Burslem – Reflections on a town’s heritage

A Second World War Liberty Ship

Like all the towns in our area, Burslem has a proud heritage.

In the 18th century, its master potters brought the Industrial Revolution to North Staffordshire.

The old town hall is one of the finest examples of civic architecture erected by a local board of health.

Burslem born architect, Absalom Reade Wood designed the Woodhall Memorial Chapel, the Drill Hall, the Art School, the Wycliffe Institute, Moorland Road Schools, Longport Methodist Church and Middleport Pottery.

Created by local craftspersons, the Wedgwood Institute has a unique terracotta façade which is an inspiring tribute to the skills of the men and women who worked in the pottery industry.

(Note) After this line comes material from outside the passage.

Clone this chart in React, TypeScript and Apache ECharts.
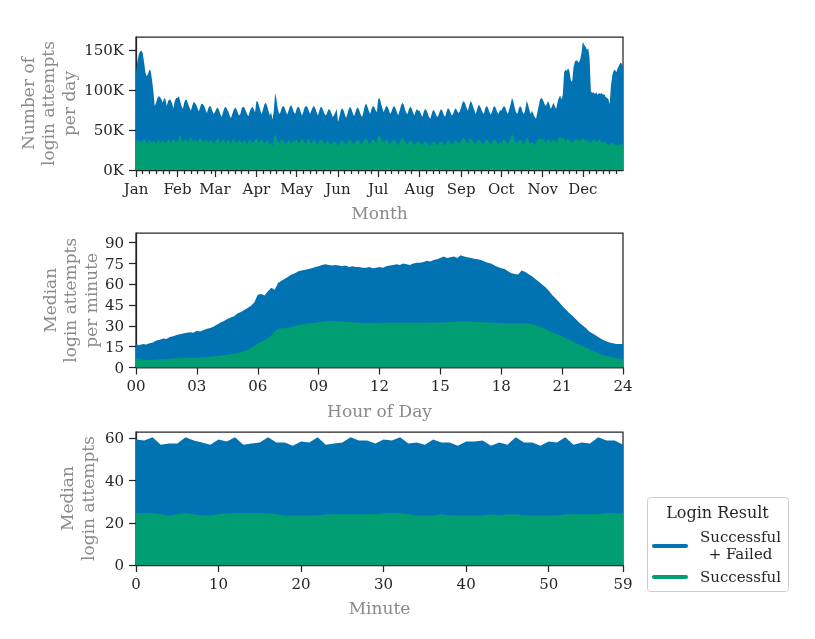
import { useEffect, useRef } from "react";
import * as echarts from "echarts";

const FONT = "DejaVu Serif";
const INK = "#262626";
const MUTED = "#8a8a8a";
const BLUE = "#0173b2";
const GREEN = "#029e73";

const MONTHS = ["Jan", "Feb", "Mar", "Apr", "May", "Jun", "Jul", "Aug", "Sep", "Oct", "Nov", "Dec"];
const MONTH_START_DAY = [0, 31, 59, 90, 120, 151, 181, 212, 243, 273, 304, 334];
const DAY_Y_TICKS = [0, 50, 100, 150];

// Login attempts per day, in thousands (Jan 1 .. Dec 31)
const dailyTotalK = [
  121, 135, 144, 148, 149, 146, 135, 122, 117, 120, 125, 124, 112, 98, 80, 84, 90, 92, 91, 88, 84, 90, 88, 80, 86, 88, 87, 83, 77, 86, 90,
  90, 92, 86, 80, 76, 84, 88, 87, 82, 78, 74, 80, 85, 84, 81, 77, 73, 79, 83, 82, 80, 75, 71, 77, 80, 79, 74, 70,
  72, 76, 78, 75, 70, 66, 72, 77, 79, 76, 73, 68, 65, 70, 75, 78, 76, 72, 68, 70, 77, 79, 78, 74, 70, 67, 73, 77, 79, 76, 72,
  86, 85, 80, 74, 70, 76, 82, 84, 80, 74, 68, 72, 63, 74, 96, 88, 76, 70, 72, 78, 80, 78, 73, 69, 74, 79, 81, 77, 72, 70,
  76, 79, 78, 73, 68, 72, 78, 80, 79, 75, 70, 74, 78, 80, 77, 72, 68, 74, 79, 78, 74, 70, 68, 72, 76, 75, 71, 66, 68, 72, 76,
  60, 66, 74, 77, 75, 70, 65, 70, 76, 79, 76, 71, 67, 72, 77, 78, 74, 69, 66, 72, 80, 83, 79, 74, 70, 76, 80, 79, 75, 72,
  88, 90, 84, 78, 72, 76, 80, 79, 75, 70, 73, 78, 80, 77, 72, 68, 74, 80, 84, 82, 76, 71, 70, 76, 79, 77, 72, 68, 73, 76, 74,
  74, 70, 66, 72, 76, 75, 71, 66, 64, 70, 75, 74, 70, 66, 68, 73, 76, 74, 69, 66, 72, 77, 76, 72, 68, 70, 75, 77, 74, 71, 73,
  78, 84, 86, 83, 78, 74, 80, 86, 84, 79, 74, 70, 76, 81, 80, 76, 72, 70, 77, 80, 78, 73, 69, 72, 78, 80, 77, 72, 70, 75,
  74, 77, 80, 78, 73, 70, 76, 82, 90, 86, 78, 72, 70, 76, 80, 78, 72, 70, 76, 86, 82, 75, 70, 74, 70, 66, 64, 72, 80, 88, 90,
  88, 84, 80, 82, 86, 82, 76, 80, 84, 80, 76, 84, 90, 93, 88, 94, 122, 125, 124, 127, 123, 112, 110, 128, 135, 137, 136, 134, 138, 146,
  160, 156, 154, 150, 152, 140, 98, 96, 97, 95, 97, 94, 96, 95, 96, 94, 95, 91, 90, 89, 82, 105, 118, 124, 125, 122, 127, 130, 134, 133, 128,
];

// Successful logins per day, in thousands
const dailySuccessK = [
  36, 38, 35, 37, 34, 36, 39, 37, 33, 35, 38, 36, 34, 37, 35, 33, 36, 38, 35, 34, 37, 36, 33, 35, 38, 37, 34, 36, 39, 37, 35,
  36, 40, 44, 38, 35, 37, 39, 36, 34, 38, 41, 37, 35, 38, 36, 34, 37, 40, 38, 35, 36, 39, 37, 34, 36, 38, 36, 33,
  35, 38, 40, 37, 34, 36, 39, 37, 33, 36, 38, 35, 33, 37, 39, 36, 34, 35, 38, 36, 33, 36, 37, 35, 32, 35, 38, 36, 34, 36, 37,
  39, 37, 34, 36, 38, 36, 33, 35, 37, 36, 32, 34, 30, 38, 46, 40, 35, 33, 36, 38, 37, 34, 32, 35, 37, 36, 33, 35, 37, 36,
  38, 35, 33, 36, 39, 37, 34, 33, 37, 39, 36, 33, 35, 38, 36, 33, 32, 36, 38, 37, 34, 32, 35, 37, 36, 33, 31, 34, 36, 35, 33,
  30, 33, 36, 38, 36, 33, 31, 34, 37, 38, 36, 33, 32, 35, 37, 38, 35, 33, 32, 35, 39, 40, 37, 34, 33, 36, 38, 37, 35, 34,
  42, 44, 39, 36, 34, 36, 38, 37, 34, 32, 35, 37, 38, 36, 33, 31, 34, 37, 41, 39, 35, 33, 32, 35, 37, 36, 33, 31, 34, 36, 35,
  35, 33, 31, 34, 36, 35, 33, 31, 30, 33, 36, 35, 33, 31, 32, 35, 36, 35, 32, 31, 34, 37, 36, 34, 32, 33, 36, 37, 35, 33, 34,
  36, 39, 40, 38, 35, 33, 37, 40, 38, 36, 34, 32, 35, 38, 37, 35, 33, 32, 36, 38, 37, 34, 32, 34, 37, 38, 36, 33, 32, 35,
  34, 36, 38, 37, 34, 32, 36, 40, 45, 42, 37, 34, 33, 36, 38, 37, 34, 32, 36, 41, 39, 35, 33, 35, 33, 31, 34, 37, 39, 40, 38,
  39, 37, 35, 36, 38, 37, 34, 36, 38, 37, 34, 37, 40, 42, 38, 41, 39, 37, 38, 40, 37, 35, 34, 36, 38, 37, 39, 36, 37, 38,
  40, 38, 37, 36, 37, 35, 34, 36, 38, 37, 35, 36, 38, 37, 35, 34, 36, 34, 33, 32, 31, 33, 34, 33, 32, 31, 30, 31, 32, 33, 31,
];

// Median login attempts per minute, sampled every 10 minutes (00:00 .. 24:00)
const INTRADAY_TOTAL_STEP_MIN = 10;
const intradayTotal = [
  16.5, 16, 17, 16.5, 17.5, 18,
  19.5, 20, 21, 20.5, 22, 22.5,
  23.5, 24, 24.5, 25, 25.5, 25,
  26.5, 26, 27, 28, 28.5, 29.5,
  31, 32.5, 33.5, 35, 36, 37,
  39, 40, 41.5, 43, 44.5, 47,
  52.5, 53, 52, 55, 57.5, 56,
  61, 62.5, 64, 65.5, 67, 68,
  69.5, 70, 70.5, 71, 71.5, 72.5,
  73, 74, 74.5, 74, 73.5, 74,
  73.5, 73, 73.5, 72.5, 73, 72.5,
  72.5, 72, 72, 72.5, 71.5, 72,
  72.5, 72, 73, 73.5, 74, 74.5,
  74, 75, 74.5, 74, 75, 75.5,
  75.5, 76, 77, 76.5, 77.5, 78,
  79, 80, 79, 79.5, 80, 79,
  81, 80, 79.5, 79, 78.5, 78,
  77.5, 76.5, 75.5, 75, 73.5, 72.5,
  71.5, 71, 69.5, 68, 67.5, 67,
  70, 69, 67.5, 66, 64, 62,
  60, 58, 55.5, 52.5, 50, 47.5,
  44.5, 42, 39.5, 37.5, 35, 32.5,
  30.5, 28.5, 26, 24.5, 23, 21.5,
  20, 19, 18, 17.5, 17, 17,
  17,
];

// Median successful logins per minute, sampled every 30 minutes
const INTRADAY_SUCCESS_STEP_MIN = 30;
const intradaySuccess = [
  6.6, 5.2, 5.8, 6.2, 6.6, 6.8, 7.1, 7.6, 8.3, 9.2, 10.2, 12.6,
  17.3, 20.9, 28, 28.7, 30.8, 31.8, 32.7, 33.6, 33.2, 32.8, 32.2, 32,
  32.2, 32.2, 32.2, 32.2, 32.2, 32.4, 32.5, 32.8, 33.2, 33.2, 32.7, 32.4,
  32, 31.8, 32, 31.3, 29, 25.5, 22.5, 19, 15.5, 12, 9, 7,
  6,
];
const HOUR_TICKS = [0, 3, 6, 9, 12, 15, 18, 21, 24];
const HOUR_Y_TICKS = [0, 15, 30, 45, 60, 75, 90];

// Median login attempts by minute of the hour (0 .. 59)
const minuteTotal = [
  59.5, 59, 60.5, 57, 57.5, 57.5, 60.5, 59, 58, 57,
  59.5, 58.5, 60.5, 57, 57.5, 58, 60.5, 58, 58, 56.5,
  58.5, 58, 60.5, 57, 57.5, 58, 60.5, 59, 59, 57.5,
  59.5, 59, 60.5, 57.5, 58, 57, 59.5, 58, 58, 56.5,
  58.5, 58.5, 59, 56.5, 58, 57, 60.5, 58, 58, 56.5,
  58.5, 58, 60.5, 57, 58, 57.5, 60.5, 59, 59, 57,
];
const minuteSuccess = [
  24.5, 24.5, 24.5, 24, 23.5, 24, 24.5, 24, 23.5, 23.5,
  24, 24.5, 24.5, 24.5, 24.5, 24.5, 24.5, 24, 23.5, 23.5,
  23.5, 23.5, 23.5, 24, 24, 24, 24, 24, 24, 24,
  24.5, 24.5, 24.5, 24, 23.5, 23.5, 23.5, 24, 23.5, 23.5,
  23.5, 23.5, 23.5, 24, 23.5, 24, 24, 23.5, 23.5, 23.5,
  23.5, 23.5, 24, 24, 24, 24, 24, 24.5, 24.5, 24.5,
];
const MINUTE_TICKS = [0, 10, 20, 30, 40, 50, 59];
const MINUTE_Y_TICKS = [0, 20, 40, 60];

const SERIES_TOTAL = "Successful + Failed";
const SERIES_SUCCESS = "Successful";

function areaSeries(name: string, color: string, data: number[][], axisIndex: number, xAxisIndex: number) {
  return {
    type: "line",
    name,
    data,
    xAxisIndex,
    yAxisIndex: axisIndex,
    symbol: "none",
    showSymbol: false,
    silent: true,
    lineStyle: { width: 0, color },
    itemStyle: { color },
    areaStyle: { color, opacity: 1 },
  };
}

const tickLabel = { fontFamily: FONT, fontSize: 15, color: INK };
const axisTitle = { fontFamily: FONT, fontSize: 17, color: MUTED, lineHeight: 20.5 };
const axisLine = { show: true, lineStyle: { color: INK, width: 1.25 } };
const tickLine = { color: INK, width: 1.25 };

function xValueAxis(gridIndex: number, min: number, max: number, ticks: number[], name: string, formatter: (v: number) => string) {
  return {
    type: "value",
    gridIndex,
    position: "bottom",
    min,
    max,
    name,
    nameLocation: "middle",
    nameGap: 33,
    nameMoveOverlap: false,
    nameTextStyle: axisTitle,
    axisLine,
    splitLine: { show: false },
    axisTick: { show: true, length: 7, lineStyle: tickLine, customValues: ticks },
    axisLabel: { ...tickLabel, margin: 11, customValues: ticks, formatter },
  };
}

function yValueAxis(gridIndex: number, max: number, ticks: number[], name: string, nameGap: number, formatter?: string) {
  return {
    type: "value",
    gridIndex,
    min: 0,
    max,
    name,
    nameLocation: "middle",
    nameGap,
    nameMoveOverlap: false,
    nameTextStyle: axisTitle,
    axisLine,
    splitLine: { show: false },
    axisTick: { show: true, length: 7, lineStyle: tickLine, customValues: ticks },
    axisLabel: { ...tickLabel, margin: 12, customValues: ticks, formatter: formatter || "{value}" },
  };
}

export default function App() {
  const ref = useRef<HTMLDivElement>(null);

  useEffect(() => {
    if (!ref.current) return;
    const chart = echarts.init(ref.current, null, { renderer: "svg" });

    // Minor ticks on the 6th, 11th, 16th, 21st and 26th of each month
    const minorDays: number[] = [];
    MONTH_START_DAY.forEach((start) => {
      [5, 10, 15, 20, 25].forEach((d) => minorDays.push(start + d));
    });

    const gridBase = { left: 136, width: 487, show: true, borderColor: INK, borderWidth: 1.25 };

    chart.setOption({
      animation: false,
      textStyle: { fontFamily: FONT },
      grid: [
        { ...gridBase, top: 37, height: 133 },
        { ...gridBase, top: 233, height: 134.5 },
        { ...gridBase, top: 432, height: 133 },
      ],
      xAxis: [
        xValueAxis(0, 0, dailyTotalK.length - 1, MONTH_START_DAY, "Month", (v: number) => MONTHS[MONTH_START_DAY.indexOf(v)] || ""),
        {
          type: "value",
          gridIndex: 0,
          position: "bottom",
          offset: 0,
          min: 0,
          max: dailyTotalK.length - 1,
          axisLine: { show: false },
          splitLine: { show: false },
          axisTick: { show: true, length: 4, lineStyle: tickLine, customValues: minorDays },
          axisLabel: { show: false },
        },
        xValueAxis(1, 0, 24 * 60, HOUR_TICKS.map((h) => h * 60), "Hour of Day", (v: number) => String(v / 60).padStart(2, "0")),
        xValueAxis(2, 0, 59, MINUTE_TICKS, "Minute", (v: number) => String(v)),
      ],
      yAxis: [
        yValueAxis(0, 166, DAY_Y_TICKS, "Number of\nlogin attempts\nper day", 57, "{value}K"),
        yValueAxis(1, 97, HOUR_Y_TICKS, "Median\nlogin attempts\nper minute", 35),
        yValueAxis(2, 63, MINUTE_Y_TICKS, "Median\nlogin attempts", 38),
      ],
      series: [
        areaSeries(SERIES_TOTAL, BLUE, dailyTotalK.map((v, i) => [i, v]), 0, 0),
        areaSeries(SERIES_SUCCESS, GREEN, dailySuccessK.map((v, i) => [i, v]), 0, 0),
        areaSeries(SERIES_TOTAL, BLUE, intradayTotal.map((v, i) => [i * INTRADAY_TOTAL_STEP_MIN, v]), 1, 2),
        areaSeries(SERIES_SUCCESS, GREEN, intradaySuccess.map((v, i) => [i * INTRADAY_SUCCESS_STEP_MIN, v]), 1, 2),
        areaSeries(SERIES_TOTAL, BLUE, minuteTotal.map((v, i) => [i, v]), 2, 3),
        areaSeries(SERIES_SUCCESS, GREEN, minuteSuccess.map((v, i) => [i, v]), 2, 3),
      ],
      graphic: [
        {
          type: "rect",
          shape: { x: 647.5, y: 497.5, width: 141, height: 94, r: 3 },
          style: { fill: "#ffffff", stroke: "#cccccc", lineWidth: 1 },
        },
        {
          type: "text",
          x: 717.5,
          y: 512.5,
          style: { text: "Login Result", fontFamily: FONT, fontSize: 16, fill: INK, align: "center", verticalAlign: "middle", textAlign: "center", textVerticalAlign: "middle" },
        },
        {
          type: "line",
          shape: { x1: 654, y1: 546, x2: 686, y2: 546 },
          style: { stroke: BLUE, lineWidth: 4, lineCap: "round" },
        },
        {
          type: "text",
          x: 740.5,
          y: 545,
          style: { text: "Successful\n+ Failed", fontFamily: FONT, fontSize: 15, lineHeight: 17, fill: INK, align: "center", verticalAlign: "middle", textAlign: "center", textVerticalAlign: "middle" },
        },
        {
          type: "line",
          shape: { x1: 654, y1: 577, x2: 686, y2: 577 },
          style: { stroke: GREEN, lineWidth: 4, lineCap: "round" },
        },
        {
          type: "text",
          x: 740.5,
          y: 577,
          style: { text: "Successful", fontFamily: FONT, fontSize: 15, fill: INK, align: "center", verticalAlign: "middle", textAlign: "center", textVerticalAlign: "middle" },
        },
      ],
    });

    return () => chart.dispose();
  }, []);

  return <div ref={ref} style={{ position: "fixed", left: 0, top: 0, width: 815, height: 639 }} />;
}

During its long history, the Wedgwood Institute has housed several schools and colleges whose alumni have played a significant role on the world stage in the fields of literature, science and technology.

They include:

  • Oliver Lodge, the first principal of Birmingham University, who invented the spark plug and perfected radio telegraphy;
  • Arnold Bennett whose novels vividly described life in North Staffordshire and immortalised The Potteries;
  • Summers Hunter, one of the world’s leading maritime engineers, whose firm designed the engine that powered the Liberty Ships* which helped to keep the supply lines between Britain and North America open during the Second World War; and
  • Reginald Mitchell, the 20th century’s leading aircraft designer, who created the Spitfire which saved the world from Nazi domination.

*The photograph shows a Liberty Ship which was powered by a marine engine designed by Summers Hunter.